Column Specification
You can specify specific columns to import:
\copy zip_codes(ZIP,CITY,STATE) FROM '/path/to/csv/ZIP_CODES.txt' DELIMITER ',' CSV
Method 2: Using Python and Pandas
For those who prefer or require more flexibility, using a Python script with the Pandas library can be an excellent choice.
Prerequisites
- Install Pandas (
pip install pandas
) and SQLAlchemy. - Python environment setup for executing scripts.
Steps
Read CSV File
import pandas as pd
df = pd.read_csv('mypath.csv')
Adjust column names to match PostgreSQL requirements (e.g., lowercase, no spaces).
Connect to Database
Use SQLAlchemy to connect to your PostgreSQL database:
from sqlalchemy import create_engine
engine = create_engine('postgresql://username:password@localhost:5432/dbname')
Write Data to Table
Upload the DataFrame directly to a table:
df.to_sql("my_table_name", engine)
Optionally, specify additional parameters like column data types or handling existing tables:
import logging
logging.basicConfig()
logging.getLogger('sqlalchemy.engine').setLevel(logging.INFO)
df.to_sql("my_table_name2",
engine,
if_exists="append",
index=False,
dtype={'col1': sqlalchemy.types.NUMERIC, 'col2': sqlalchemy.types.String})
Method 3: Dynamic Table Creation with PL/pgSQL
When the table structure is not predefined or changes frequently, a dynamic approach using PL/pgSQL can be useful.
Prerequisites
- Basic understanding of PL/pgSQL.
- Necessary permissions to execute functions in PostgreSQL.
Steps
Create a function that reads a CSV file and dynamically creates a table based on its headers:
create or replace function data.load_csv_file(target_table text, csv_path text, col_count integer)
returns void as $$
declare
iter integer;
col text;
col_first text;
begin
create table temp_table ();
for iter in 1..col_count loop
execute format('alter table temp_table add column col_%s text;', iter);
end loop;
execute format('copy temp_table from %L with delimiter '','' quote ''"'' csv ', csv_path);
iter := 1;
col_first := (select col_1 from temp_table limit 1);
for col in execute format('select unnest(string_to_array(trim(temp_table::text, ''()''), '','')) from temp_table where col_1 = %L', col_first)
loop
execute format('alter table temp_table rename column col_%s to %s', iter, col);
iter := iter + 1;
end loop;
execute format('delete from temp_table where %s = %L', col_first, col_first);
if length(target_table) > 0 then
execute format('alter table temp_table rename to %I', target_table);
end if;
end;
$$ language plpgsql;
Invoke this function with the path and column count of your CSV file.
Method 4: Using pgAdmin
pgAdmin provides a user-friendly interface for database management, including importing CSV files:
Steps
- Open pgAdmin and connect to your PostgreSQL server.
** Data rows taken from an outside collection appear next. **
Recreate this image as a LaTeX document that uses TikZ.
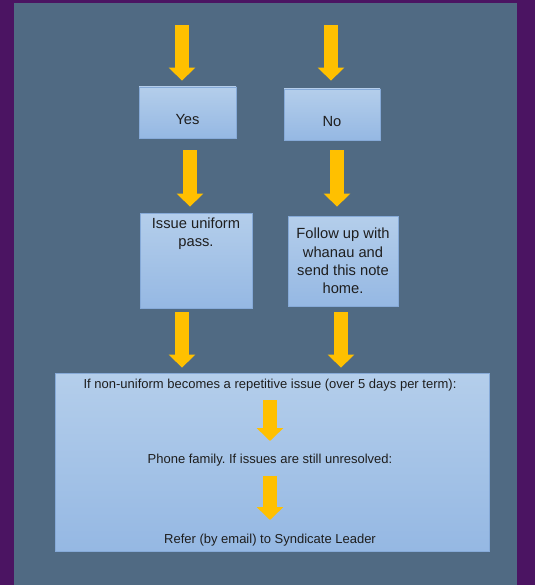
\documentclass[tikz,border=0pt]{standalone}
\usepackage{fontspec}
\setmainfont{Liberation Sans}
\frenchspacing
\usetikzlibrary{arrows.meta}
\definecolor{framepurple}{HTML}{4B1462}
\definecolor{panelslate}{HTML}{506A83}
\definecolor{boxtop}{HTML}{B4CEEB}
\definecolor{boxbottom}{HTML}{95B8E3}
\definecolor{boxline}{HTML}{86AAD8}
\definecolor{arrowyellow}{HTML}{FFC000}
\definecolor{textgrey}{HTML}{1E1E1E}
\tikzset{
  boxtext/.style={inner sep=2pt, text=textgrey, align=center, font=\fontsize{14.7}{18.3}\selectfont},
  stepbox/.style={boxtext, draw=boxline, line width=0.8pt, top color=boxtop, bottom color=boxbottom},
  lowtext/.style={text height=27pt, text depth=3pt},
  smalltext/.style={text=textgrey, inner sep=1pt, font=\fontsize{13}{15}\selectfont},
  blockarrow/.style={draw=arrowyellow, line width=14pt, -{Triangle[width=26pt,length=13pt]}}
}
\begin{document}
\begin{tikzpicture}[x=1pt,y=-1pt]
\fill[framepurple] (0,0) rectangle (535,585);
\fill[panelslate] (14,3) rectangle (517,585);
\node[stepbox, lowtext, minimum width=97pt, minimum height=51pt] (yes) at (187.5,112.5) {Yes};
\node[stepbox, lowtext, minimum width=96pt, minimum height=51pt] (no) at (332,114.5) {No};
\node[stepbox, minimum width=112pt, minimum height=95pt] (issue) at (196,260.5) {};
\node[boxtext, anchor=north] (issuetxt) at ([yshift=-3pt]issue.north) {Issue uniform\\pass.};
\node[stepbox, minimum width=110pt, minimum height=90pt] (follow) at (343,261) {Follow up with\\whanau and\\send this note\\home.};
\node[stepbox, minimum width=434pt, minimum height=178pt] (check) at (272,462) {};
\node[smalltext] (rep) at (270,385) {If non-uniform becomes a repetitive issue (over 5 days per term):};
\node[smalltext] (phone) at (270,460) {Phone family. If issues are still unresolved:};
\node[smalltext] (refer) at (270,540) {Refer (by email) to Syndicate Leader};
\coordinate (in1) at (182,25);
\coordinate (in2) at (331,25);
\draw[blockarrow, shorten >=6pt] (in1) -- (in1 |- yes.north);
\draw[blockarrow, shorten >=8pt] (in2) -- (in2 |- no.north);
\draw[blockarrow, shorten <=12pt, shorten >=6pt] ([xshift=2.5pt]yes.south) -- ([xshift=2.5pt]yes.south |- issue.north);
\draw[blockarrow, shorten <=10pt, shorten >=9pt] ([xshift=5pt]no.south) -- ([xshift=5pt]no.south |- follow.north);
\draw[blockarrow, shorten <=4pt, shorten >=5pt] ([xshift=-14pt]issue.south) -- ([xshift=-14pt]issue.south |- check.north);
\draw[blockarrow, shorten <=6pt, shorten >=5pt] ([xshift=-2pt]follow.south) -- ([xshift=-2pt]follow.south |- check.north);
\draw[blockarrow, shorten <=15pt, shorten >=19pt] (rep.center) -- (phone.center);
\draw[blockarrow, shorten <=16pt, shorten >=20pt] (phone.center) -- (refer.center);
\end{tikzpicture}
\end{document}
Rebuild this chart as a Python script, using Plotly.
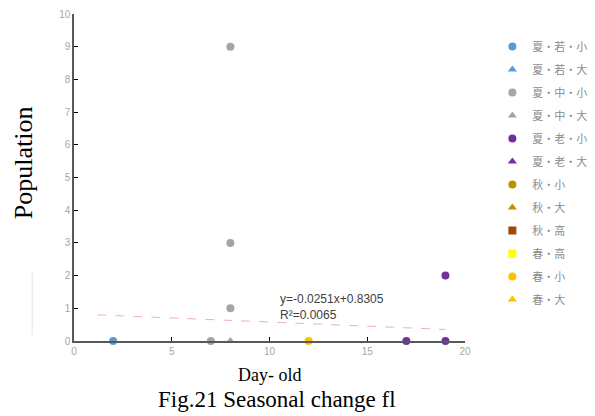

- Navigate to the desired database.
- Right-click on the target table or choose "Import/Export Data".
- Follow prompts to select your CSV file, define import settings, and execute the import.
This GUI approach is suitable for users who prefer visual tools over command-line operations.
Conclusion
Choosing the right method to import CSV data into PostgreSQL depends on your environment, permissions, and dataset characteristics. Whether you use native SQL commands, a Python script with Pandas, or pgAdmin, each approach offers distinct advantages. This tutorial provides the foundational knowledge needed to select and implement an effective solution for your specific needs.